Lee’s background, like that of his probable kinsman, Thomas Lee I, is obscure. If he was the William Lee said to be ‘insufficiently qualified’ to be a coroner of Shropshire but nevertheless re-elected to that post three times between 1381 and 1390, then he lived at Wilderhope, at least at the beginning of his career. Lee only emerges from obscurity on his marriage to Joan Peshale, which brought him an interest in substantial estates, but also put to the test his ability as a lawyer in the extensive litigation arising from Joan’s contested inheritance. When Sir William Shareshull, grandson of the chief justice of the same name, died in 1400, his heirs were the descendants of his sister Elizabeth: her daughter Katherine, wife of Roger Willey, and her grand daughters, Joan Lee and Isabel and Joyce Harcourt. In the first of many lawsuits over the division of the estates, in 1401, Richard Harcourt, father of Isabel and Joyce, made good his claim to the Staffordshire manors of Shareshull, Great Saredon, Little Saredon and Lache, which with two parts of the manors of Coven and Brinsford were settled on his sole surviving daughter, Isabel, five years later. By 1411 Patshull was in Roger Willey’s possession for life, although he paid £4 5s.8d. a year to the Lees, to whom it was to revert after his death. The Lees did acquire Boninghall (Shropshire), Rousham, Barton ‘Odonis’ and Dernford (Oxfordshire), and late in life Joan also took possession of Shareshull itself, although not without considerable difficulty. Other lawsuits were concerned with her claims to property in Somerset.
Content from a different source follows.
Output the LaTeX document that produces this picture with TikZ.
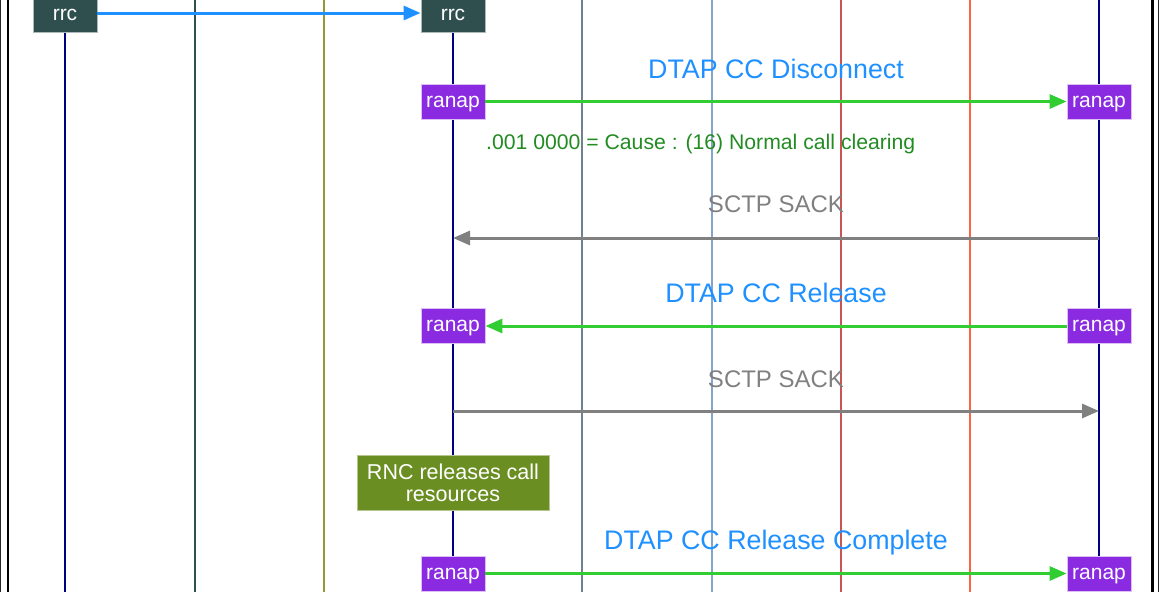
\documentclass[tikz,border=0pt]{standalone}
\usepackage{fontspec}
\setmainfont{Liberation Sans}
\usetikzlibrary{arrows.meta}

\definecolor{lnavy}{RGB}{0,0,128}
\definecolor{lslate}{RGB}{47,79,79}
\definecolor{lolive}{RGB}{150,150,50}
\definecolor{lgray}{RGB}{112,128,144}
\definecolor{lsteel}{RGB}{130,165,205}
\definecolor{lred}{RGB}{200,85,85}
\definecolor{ltomato}{RGB}{255,99,71}
\definecolor{rrcfill}{RGB}{47,79,79}
\definecolor{ranapfill}{RGB}{138,43,226}
\definecolor{notefill}{RGB}{107,142,35}
\definecolor{msgblue}{RGB}{30,144,255}
\definecolor{msggreen}{RGB}{50,205,50}
\definecolor{causegreen}{RGB}{34,139,34}
\definecolor{msggray}{RGB}{128,128,128}

\tikzset{
  lifeline/.style={line width=2.4pt, draw=lnavy},
  sideline/.style={line width=1.1pt},
  protobox/.style={text=white, font=\fontsize{21}{23}\selectfont,
    text height=11pt, text depth=0pt,
    minimum width=64pt, minimum height=35pt, inner sep=0pt, line width=0.8pt},
  rrcbox/.style={protobox, fill=rrcfill, draw=rrcfill!40!white},
  ranapbox/.style={protobox, fill=ranapfill, draw=ranapfill!30!white},
  notebox/.style={text=white, fill=notefill, draw=notefill!50!white, line width=0.8pt,
    font=\fontsize{21.5}{22}\selectfont, align=center,
    minimum width=192pt, minimum height=55pt, inner sep=0pt},
  msg/.style={line width=3pt, -{Triangle[length=17pt,width=14pt]}},
  msglabel/.style={anchor=base, font=\fontsize{26.8}{28}\selectfont},
  acklabel/.style={anchor=base, font=\fontsize{24}{26}\selectfont, text=msggray},
}

\begin{document}
\begin{tikzpicture}[x=1pt,y=-1pt]
\useasboundingbox (0,0) rectangle (1159,592);
\clip (0,0) rectangle (1159,592);

% frame
\draw[line width=1pt, black!85] (0.5,0) -- (0.5,592);
\draw[line width=2.6pt, black] (7.8,0) -- (7.8,592);
\draw[line width=2.6pt, black] (1152.4,0) -- (1152.4,592);
\draw[line width=1pt, black!85] (1158.3,0) -- (1158.3,592);

% lifelines
\foreach \n/\x/\c in {b/195/lslate, c/324/lolive, e/582/lgray, f/712/lsteel, g/841/lred, h/970/ltomato} {
  \coordinate (\n top) at (\x,0);
  \coordinate (\n bot) at (\x,592);
  \draw[sideline, draw=\c] (\n top) -- (\n bot);
}
\foreach \n/\x in {a/65, d/453, i/1099} {
  \coordinate (\n top) at (\x,0);
  \coordinate (\n bot) at (\x,592);
  \draw[lifeline] (\n top) -- (\n bot);
}

% rrc
\node[rrcbox] (rrcA) at (65,14.5) {rrc};
\node[rrcbox] (rrcB) at (453,14.5) {rrc};
\draw[msg, draw=msgblue, fill=msgblue] (rrcA.east |- 0,13) -- (rrcB.west |- 0,13);

% DTAP CC Disconnect
\node[msglabel, text=msgblue] (lblDisc) at (776,78) {DTAP CC Disconnect};
\node[ranapbox] (rnA) at (453,101.5) {ranap};
\node[ranapbox] (rnB) at (1099,101.5) {ranap};
\draw[msg, draw=msggreen, fill=msggreen] (rnA.east) -- (rnB.west);
\node[anchor=base west, text=causegreen, font=\fontsize{21.2}{24}\selectfont, inner sep=0pt]
  (cause) at (486,149) {.001 0000 = Cause : (16) Normal call clearing};

% SCTP SACK (to the left)
\node[acklabel] (lblAck1) at (776,212) {SCTP SACK};
\coordinate (ackAfrom) at (1099,238);
\coordinate (ackAto) at (453,238);
\draw[msg, draw=msggray, fill=msggray] (ackAfrom) -- (ackAto);

% DTAP CC Release
\node[msglabel, text=msgblue] (lblRel) at (776,302) {DTAP CC Release};
\node[ranapbox] (rnC) at (453,326) {ranap};
\node[ranapbox] (rnD) at (1099,326) {ranap};
\draw[msg, draw=msggreen, fill=msggreen] (rnD.west) -- (rnC.east);

% SCTP SACK (to the right)
\node[acklabel] (lblAck2) at (776,387) {SCTP SACK};
\coordinate (ackBfrom) at (453,411);
\coordinate (ackBto) at (1099,411);
\draw[msg, draw=msggray, fill=msggray] (ackBfrom) -- (ackBto);

% RNC note
\node[notebox] (note) at (453,482.5) {RNC releases call\\resources};

% DTAP CC Release Complete
\node[msglabel, text=msgblue] (lblComp) at (776,549) {DTAP CC Release Complete};
\node[ranapbox] (rnE) at (453,573.5) {ranap};
\node[ranapbox] (rnF) at (1099,573.5) {ranap};
\draw[msg, draw=msggreen, fill=msggreen] (rnE.east) -- (rnF.west);
\end{tikzpicture}
\end{document}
Lee often appeared as a mainpernor in Chancery and at the Exchequer for other Salopians such as Richard Chelmswick and Sir John Cornwall. In November 1397, a few months after his only known Parliament, he stood surety for Sir Edward Charlton (afterwards Lord Charlton of Powis), undertaking in the sum of 500 marks that Sir Edward would appear before the King’s Council. From 1400 onwards he was sometimes asked for legal advice by the burgesses of Shrewsbury, receiving in return a fee of 20s. a year and occasional gifts of wine, while one of the most prominent of their number, Thomas Skinner, made him an executor of his will.
Before the end of Henry V’s reign Lee had risen to be an apprentice-at-law, and it was no doubt because of his profession that he was appointed to many royal commissions of a judicial nature. Under the Lancastrians he served as an escheator, not only in Shropshire but also in Staffordshire (where his wife’s manor of Knightley was situated). In 1420, during the latter escheatorship, he was appointed joint guardian of the temporalities of the see of Coventry and Lichfield for the duration of the vacancy caused by the death of Bishop Catterick. This brought him into contact with the cathedral authorities at Lichfield, and three years later, when the dean sued him for two messuages in Brewood, Staffordshire, the court expressed the suspicion that there had been collusion between the two to infringe the Statute of Mortmain. Although he was only, so far as is known, returned to Parliament once, Lee attended the Shropshire elections of 1415, 1419 and 1421 (May), and in the meantime in the Parliament of 1420 he acted as one of the proxies of Bishop Lancaster of St. Asaph. Throughout his career Lee was very litigious on his own account, prosecuting many suits over land and for the recovery of debts, including one of £5 from (Sir) Rustin Villeneuve’s widow, Joan. He died shortly before 27 Nov. 1425 when proceedings in one such suit were terminated at the news of his death.